STATED PROBLEM: Set the lines down again exactly, first line through the line that contains "(res) at (851.3,43.3)", with no pictures.

BEGIN SUPPLIED DATA

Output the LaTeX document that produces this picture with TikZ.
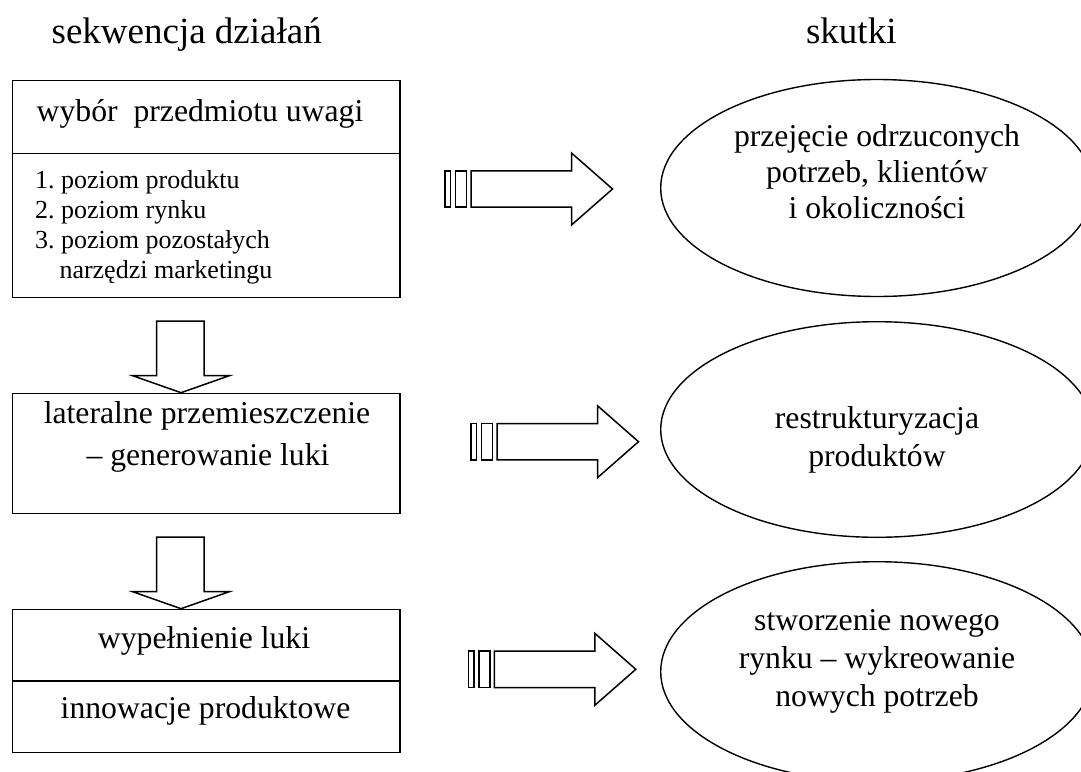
\documentclass[tikz,border=0pt]{standalone}
\usepackage{fontspec}
\setmainfont{Liberation Serif}
\usetikzlibrary{shapes.geometric}
\frenchspacing

\begin{document}
\begin{tikzpicture}[x=1pt,y=-1pt]
\tikzset{head/.style={font=\fontsize{37}{42}\selectfont, inner sep=0, anchor=base},
         txt/.style={font=\fontsize{31.7}{38.5}\selectfont, inner sep=0, anchor=base},
         item/.style={font=\fontsize{26}{30}\selectfont, inner sep=0, anchor=base west},
         blk/.style={draw, line width=1.5pt, line join=miter},
         stage/.style={blk, rectangle, minimum width=387.3pt, inner sep=0},
         effect/.style={draw, ellipse, line width=1.4pt, minimum width=432.6pt, minimum height=217pt, inner sep=0}}
\clip (0,0) rectangle (1081,771);

\node[head] (seq) at (186.7,43.3) {sekwencja działań};
\node[head] (res) at (851.3,43.3) {skutki};

\node[stage, minimum height=216.6pt] (sel) at (206.35,189) {};
\draw[blk] (sel.west |- 0,153.3) -- (sel.east |- 0,153.3);
\node[txt] (sel0) at (200,121.5) {wybór\ \ przedmiotu uwagi};
\node[item] (sel1) at (35,188.3) {1. poziom produktu};
\node[item] (sel2) at (35,218.3) {2. poziom rynku};
\node[item] (sel3) at (35,248.3) {3. poziom pozostałych};
\node[item] (sel4) at (59.3,278.3) {narzędzi marketingu};

\node[stage, minimum height=120pt] (gap) at (206.35,453.3) {};
\node[txt] (gap1) at (207,423.3) {lateralne przemieszczenie};
\node[txt] (gap2) at (208,465) {– generowanie luki};

\node[stage, minimum height=143.4pt] (fill) at (206.35,681) {};
\draw[blk] (fill.west) -- (fill.east);
\node[txt] (fill1) at (204,648.3) {wypełnienie luki};
\node[txt] (fill2) at (205.5,718.3) {innowacje produktowe};

\foreach \t in {321,537}
  \draw[blk] (156.7,\t) -- (204,\t) -- (204,\t+54.7) -- (229.3,\t+54.7) -- (181,\t+71.7)
             -- (132.7,\t+54.7) -- (156.7,\t+54.7) -- cycle;

\foreach \x/\y in {445/189, 471/441.7, 468.3/669.3} {
  \draw[blk] (\x,\y-18.2) rectangle ++(5.5,36.4);
  \draw[blk] (\x+10.5,\y-18.2) rectangle ++(11,36.4);
  \draw[blk] (\x+26,\y-18.2) -- (\x+126.5,\y-18.2) -- (\x+126.5,\y-36) -- (\x+167.5,\y)
             -- (\x+126.5,\y+36) -- (\x+126.5,\y+18.2) -- (\x+26,\y+18.2) -- cycle;
}

\node[effect] (e1) at (877,188) {};
\node[txt] (e1a) at (877,146.7) {przejęcie odrzuconych};
\node[txt] (e1b) at (877,182.5) {potrzeb, klientów};
\node[txt] (e1c) at (877,218.3) {i okoliczności};

\node[effect, minimum height=215.6pt] (e2) at (877,429.5) {};
\node[txt] (e2a) at (877,428) {restrukturyzacja};
\node[txt] (e2b) at (877,466.7) {produktów};

\node[effect, minimum height=220pt] (e3) at (877,671.7) {};
\node[txt] (e3a) at (877,630) {stworzenie nowego};
\node[txt] (e3b) at (877,668.3) {rynku – wykreowanie};
\node[txt] (e3c) at (877,706.7) {nowych potrzeb};
\end{tikzpicture}
\end{document}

END SUPPLIED DATA

RESPONSE FOR THIS EXERCISE:
Output the LaTeX document that produces this picture with TikZ.
\documentclass[tikz,border=0pt]{standalone}
\usepackage{fontspec}
\setmainfont{Liberation Serif}
\usetikzlibrary{shapes.geometric}
\frenchspacing

\begin{document}
\begin{tikzpicture}[x=1pt,y=-1pt]
\tikzset{head/.style={font=\fontsize{37}{42}\selectfont, inner sep=0, anchor=base},
         txt/.style={font=\fontsize{31.7}{38.5}\selectfont, inner sep=0, anchor=base},
         item/.style={font=\fontsize{26}{30}\selectfont, inner sep=0, anchor=base west},
         blk/.style={draw, line width=1.5pt, line join=miter},
         stage/.style={blk, rectangle, minimum width=387.3pt, inner sep=0},
         effect/.style={draw, ellipse, line width=1.4pt, minimum width=432.6pt, minimum height=217pt, inner sep=0}}
\clip (0,0) rectangle (1081,771);

\node[head] (seq) at (186.7,43.3) {sekwencja działań};
\node[head] (res) at (851.3,43.3) {skutki};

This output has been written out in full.